--- WORK REQUIRED ---
Return precisely the span of lines from the top of the material below to the line containing "color=blue, markersize=14.5, zorder=3)", both included. Pictures are excluded.

--- SUPPLIED DATA ---
┌────────

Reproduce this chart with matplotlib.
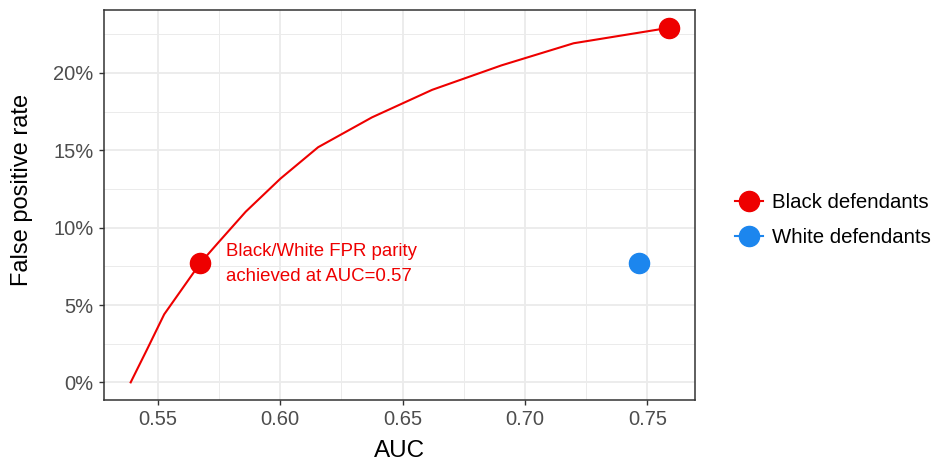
import numpy as np
import matplotlib
matplotlib.use("Agg")
import matplotlib.pyplot as plt
from matplotlib.ticker import MultipleLocator, PercentFormatter
from matplotlib.lines import Line2D

# curve of AUC vs false positive rate for black defendants
curve_auc = [0.5389, 0.5455, 0.5526, 0.5674, 0.5745, 0.5859, 0.6001,
             0.6155, 0.6375, 0.6621, 0.6904, 0.7199, 0.7593]
curve_fpr = [0.000, 0.021, 0.044, 0.0772, 0.090, 0.1103, 0.1317,
             0.152, 0.1713, 0.1891, 0.2049, 0.2192, 0.2293]

# highlighted points
black_auc = [0.5674, 0.7590]
black_fpr = [0.0772, 0.2293]
white_auc = [0.7465]
white_fpr = [0.0772]

parity_label = "Black/White FPR parity\nachieved at AUC=0.57"
legend_labels = ["Black defendants", "White defendants"]

red = "#EE0000"
blue = "#1C86EE"

plt.rcParams["font.family"] = ["Liberation Sans", "DejaVu Sans"]

fig = plt.figure(figsize=(9.35, 4.63), dpi=100)
ax = fig.add_axes([104 / 935, 1 - 400 / 463, (695 - 104) / 935, (400 - 10) / 463])

# grid like theme_bw
ax.xaxis.set_major_locator(MultipleLocator(0.05))
ax.xaxis.set_minor_locator(MultipleLocator(0.025))
ax.yaxis.set_major_locator(MultipleLocator(0.05))
ax.yaxis.set_minor_locator(MultipleLocator(0.025))
ax.grid(which="major", color="#EBEBEB", linewidth=1.3)
ax.grid(which="minor", color="#EBEBEB", linewidth=0.7)
ax.set_axisbelow(True)
ax.tick_params(which="minor", length=0)
ax.tick_params(which="major", length=3.5, width=1, color="#333333",
               labelsize=14.5, labelcolor="#4D4D4D", pad=4)
for s in ax.spines.values():
    s.set_color("#333333")
    s.set_linewidth(1.1)

ax.plot(curve_auc, curve_fpr, color=red, linewidth=1.5, zorder=2)
ax.plot(black_auc, black_fpr, "o", color=red, markersize=14.5, zorder=3)
ax.plot(white_auc, white_fpr, "o", color=blue, markersize=14.5, zorder=3)

ax.text(0.578, 0.0767, parity_label, color=red, fontsize=13.4,
        va="center", ha="left", linespacing=1.6)

ax.set_xlim(0.528, 0.7695)
ax.set_ylim(-0.0114, 0.2407)
ax.yaxis.set_major_formatter(PercentFormatter(xmax=1, decimals=0))
ax.xaxis.set_major_formatter(lambda v, p: f"{v:.2f}")

# axis titles
fig.text(400 / 935, 1 - 451 / 463, "AUC", fontsize=17.5, ha="center", va="center")
fig.text(22.5 / 935, 1 - 190 / 463, "False positive rate", fontsize=17,
         rotation=90, ha="center", va="center")

handles = [Line2D([], [], color=red, marker="o", markersize=14.5, linewidth=1.5),
           Line2D([], [], color=blue, marker="o", markersize=14.5, linewidth=1.5)]
fig.legend(handles, legend_labels, loc="center left",
           bbox_to_anchor=(727 / 935, 1 - 220 / 463), frameon=False,
           fontsize=14.7, handlelength=1.38, handletextpad=0.43,
           labelspacing=0.8, borderaxespad=0)

fig.savefig("out.png", dpi=100)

└────────

--- SOLUTION TO THIS EXERCISE ---
Reproduce this chart with matplotlib.
import numpy as np
import matplotlib
matplotlib.use("Agg")
import matplotlib.pyplot as plt
from matplotlib.ticker import MultipleLocator, PercentFormatter
from matplotlib.lines import Line2D

# curve of AUC vs false positive rate for black defendants
curve_auc = [0.5389, 0.5455, 0.5526, 0.5674, 0.5745, 0.5859, 0.6001,
             0.6155, 0.6375, 0.6621, 0.6904, 0.7199, 0.7593]
curve_fpr = [0.000, 0.021, 0.044, 0.0772, 0.090, 0.1103, 0.1317,
             0.152, 0.1713, 0.1891, 0.2049, 0.2192, 0.2293]

# highlighted points
black_auc = [0.5674, 0.7590]
black_fpr = [0.0772, 0.2293]
white_auc = [0.7465]
white_fpr = [0.0772]

parity_label = "Black/White FPR parity\nachieved at AUC=0.57"
legend_labels = ["Black defendants", "White defendants"]

red = "#EE0000"
blue = "#1C86EE"

plt.rcParams["font.family"] = ["Liberation Sans", "DejaVu Sans"]

fig = plt.figure(figsize=(9.35, 4.63), dpi=100)
ax = fig.add_axes([104 / 935, 1 - 400 / 463, (695 - 104) / 935, (400 - 10) / 463])

# grid like theme_bw
ax.xaxis.set_major_locator(MultipleLocator(0.05))
ax.xaxis.set_minor_locator(MultipleLocator(0.025))
ax.yaxis.set_major_locator(MultipleLocator(0.05))
ax.yaxis.set_minor_locator(MultipleLocator(0.025))
ax.grid(which="major", color="#EBEBEB", linewidth=1.3)
ax.grid(which="minor", color="#EBEBEB", linewidth=0.7)
ax.set_axisbelow(True)
ax.tick_params(which="minor", length=0)
ax.tick_params(which="major", length=3.5, width=1, color="#333333",
               labelsize=14.5, labelcolor="#4D4D4D", pad=4)
for s in ax.spines.values():
    s.set_color("#333333")
    s.set_linewidth(1.1)

ax.plot(curve_auc, curve_fpr, color=red, linewidth=1.5, zorder=2)
ax.plot(black_auc, black_fpr, "o", color=red, markersize=14.5, zorder=3)
ax.plot(white_auc, white_fpr, "o", color=blue, markersize=14.5, zorder=3)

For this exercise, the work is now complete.